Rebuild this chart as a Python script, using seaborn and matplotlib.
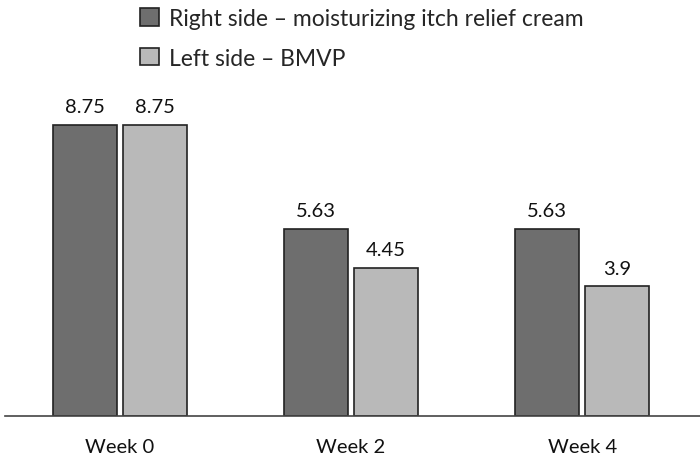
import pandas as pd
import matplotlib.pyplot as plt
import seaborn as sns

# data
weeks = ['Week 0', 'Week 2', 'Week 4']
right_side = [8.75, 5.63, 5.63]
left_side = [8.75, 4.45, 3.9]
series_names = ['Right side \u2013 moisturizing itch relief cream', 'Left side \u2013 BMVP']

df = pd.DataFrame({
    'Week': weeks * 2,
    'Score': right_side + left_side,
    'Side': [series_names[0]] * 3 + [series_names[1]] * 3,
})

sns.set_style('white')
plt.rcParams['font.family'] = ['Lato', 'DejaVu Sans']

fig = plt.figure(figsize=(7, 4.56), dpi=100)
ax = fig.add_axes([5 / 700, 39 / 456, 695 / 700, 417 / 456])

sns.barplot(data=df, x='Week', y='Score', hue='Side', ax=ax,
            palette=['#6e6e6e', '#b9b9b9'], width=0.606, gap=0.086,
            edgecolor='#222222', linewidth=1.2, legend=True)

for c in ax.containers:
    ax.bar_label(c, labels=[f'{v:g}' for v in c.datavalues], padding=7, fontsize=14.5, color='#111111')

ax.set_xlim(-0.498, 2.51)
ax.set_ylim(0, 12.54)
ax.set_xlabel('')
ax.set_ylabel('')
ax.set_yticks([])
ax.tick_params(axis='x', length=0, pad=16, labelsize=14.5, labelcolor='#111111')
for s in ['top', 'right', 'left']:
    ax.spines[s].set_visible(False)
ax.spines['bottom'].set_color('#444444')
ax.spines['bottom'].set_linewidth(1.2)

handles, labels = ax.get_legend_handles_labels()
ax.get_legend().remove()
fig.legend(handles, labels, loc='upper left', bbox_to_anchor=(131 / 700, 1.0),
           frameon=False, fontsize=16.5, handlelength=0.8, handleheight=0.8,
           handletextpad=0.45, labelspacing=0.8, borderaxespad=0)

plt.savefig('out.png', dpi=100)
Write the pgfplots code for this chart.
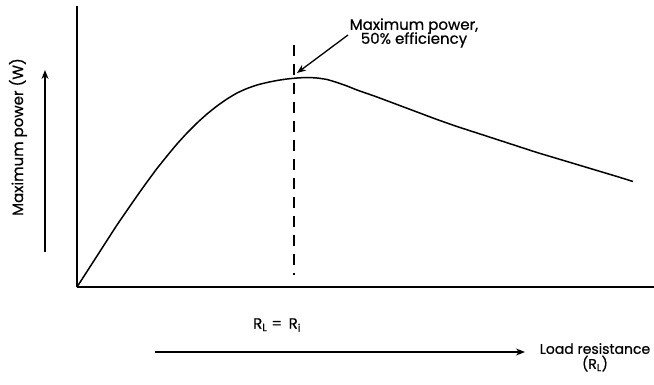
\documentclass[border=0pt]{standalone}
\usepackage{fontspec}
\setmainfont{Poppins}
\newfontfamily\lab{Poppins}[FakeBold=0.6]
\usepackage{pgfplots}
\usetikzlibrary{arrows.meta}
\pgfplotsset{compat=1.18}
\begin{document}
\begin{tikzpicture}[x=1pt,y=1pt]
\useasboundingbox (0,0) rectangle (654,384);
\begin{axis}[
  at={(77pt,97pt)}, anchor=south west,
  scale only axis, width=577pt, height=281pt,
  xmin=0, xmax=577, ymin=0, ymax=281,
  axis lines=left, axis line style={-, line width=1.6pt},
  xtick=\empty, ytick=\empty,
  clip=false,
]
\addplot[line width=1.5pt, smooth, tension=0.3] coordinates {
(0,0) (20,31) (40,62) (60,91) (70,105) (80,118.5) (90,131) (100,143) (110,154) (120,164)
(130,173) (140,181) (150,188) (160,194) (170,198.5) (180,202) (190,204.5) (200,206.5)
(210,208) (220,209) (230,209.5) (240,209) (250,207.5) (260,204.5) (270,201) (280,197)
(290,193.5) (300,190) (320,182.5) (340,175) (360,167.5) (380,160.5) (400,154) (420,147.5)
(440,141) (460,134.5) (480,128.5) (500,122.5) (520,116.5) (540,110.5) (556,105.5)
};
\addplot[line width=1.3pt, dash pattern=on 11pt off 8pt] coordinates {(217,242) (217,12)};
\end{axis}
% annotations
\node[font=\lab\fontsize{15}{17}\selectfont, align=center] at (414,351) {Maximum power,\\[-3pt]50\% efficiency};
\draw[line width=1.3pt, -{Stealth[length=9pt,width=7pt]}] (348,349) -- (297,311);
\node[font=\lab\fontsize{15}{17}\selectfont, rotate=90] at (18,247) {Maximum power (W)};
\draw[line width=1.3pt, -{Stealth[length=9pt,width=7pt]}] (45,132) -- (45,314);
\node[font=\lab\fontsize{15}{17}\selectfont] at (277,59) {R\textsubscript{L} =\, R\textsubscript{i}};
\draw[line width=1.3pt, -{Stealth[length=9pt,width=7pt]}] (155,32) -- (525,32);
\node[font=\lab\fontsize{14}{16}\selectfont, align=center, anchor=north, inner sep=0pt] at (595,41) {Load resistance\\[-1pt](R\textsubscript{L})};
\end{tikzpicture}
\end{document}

____

* _Stated goal_:
Restate word for word every line from the top of the entries above to the line with "plt.rcParams['font.family'] = ['Lato', 'DejaVu", inclusive, and skip any pictures.

* _Result of the task_:
Rebuild this chart as a Python script, using seaborn and matplotlib.
import pandas as pd
import matplotlib.pyplot as plt
import seaborn as sns

# data
weeks = ['Week 0', 'Week 2', 'Week 4']
right_side = [8.75, 5.63, 5.63]
left_side = [8.75, 4.45, 3.9]
series_names = ['Right side \u2013 moisturizing itch relief cream', 'Left side \u2013 BMVP']

df = pd.DataFrame({
    'Week': weeks * 2,
    'Score': right_side + left_side,
    'Side': [series_names[0]] * 3 + [series_names[1]] * 3,
})

sns.set_style('white')
plt.rcParams['font.family'] = ['Lato', 'DejaVu Sans']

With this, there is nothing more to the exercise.